Ma da dove scaturisce questa forma di protesta così primitiva? In
parte lo abbiamo già detto: la società dello spettacolo incoraggia una
prassi di tipo rappresentativo, così come il fondamentalismo neo
liberista produce il suo riflesso speculare che è questo. Ma c’è anche
di più.
Cari amici: vi è piaciuto eliminare o ridurre ai margini i canali di
trasmissione della domanda politica (partiti, sindacati ecc)? Vi è
piaciuto produrre la spoliticizzazione di massa, promuovere la cultura
dell’iper individualismo? Bene: il risultato è la jacquerie urbana.
Contenti?
Certo la lotta di classe è stata disarticolata, almeno da parte delle classi
subalterne, perché, invece, quelle dominanti continuano a farla e
pestano duro.
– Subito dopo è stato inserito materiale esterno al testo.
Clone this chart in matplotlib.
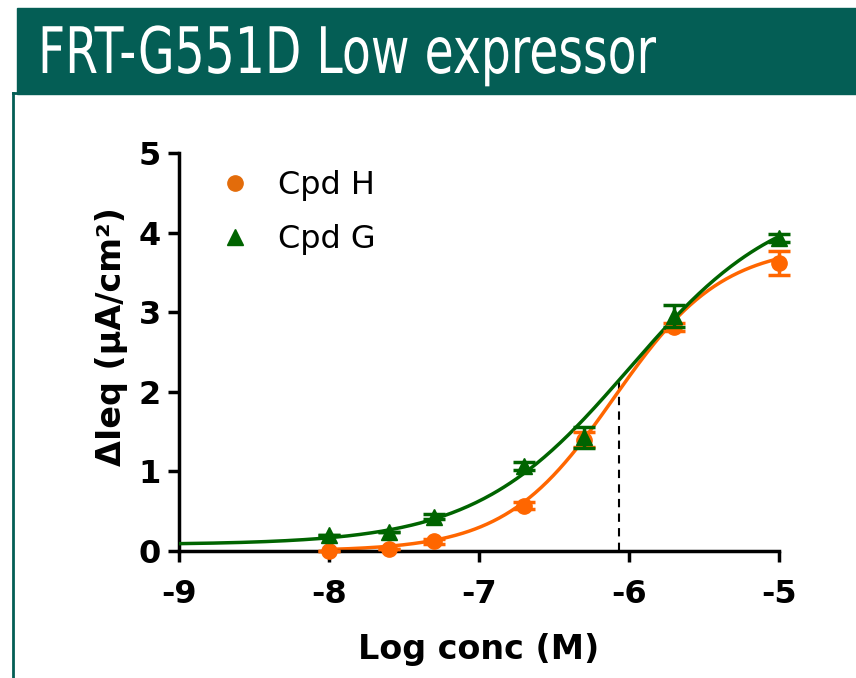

Bene, ma la lotta di classe conteneva un principio
ordinatore del conflitto, una evoluzione dalle sue forme più belluine
proprio con i suoi elementi culturali ed organizzativi, in mancanza dei
quali la società regredisce nello stato semi barbarico, che oggi
possiamo ammirare.
Certo, comportamenti di questo tipo meritano una sanzione penale e
senza sconti (dico senza sconti), ma pensare di farcela solo con la
repressione è una totale stupidaggine. Significherebbe solo entrare in
una fase di entropia crescente, in cui violenze come quelle di ieri
diverrebero un fenomeno endemico e senza sbocco. Il problema va posto
sul piano sociale e politico. Pensateci cari amici.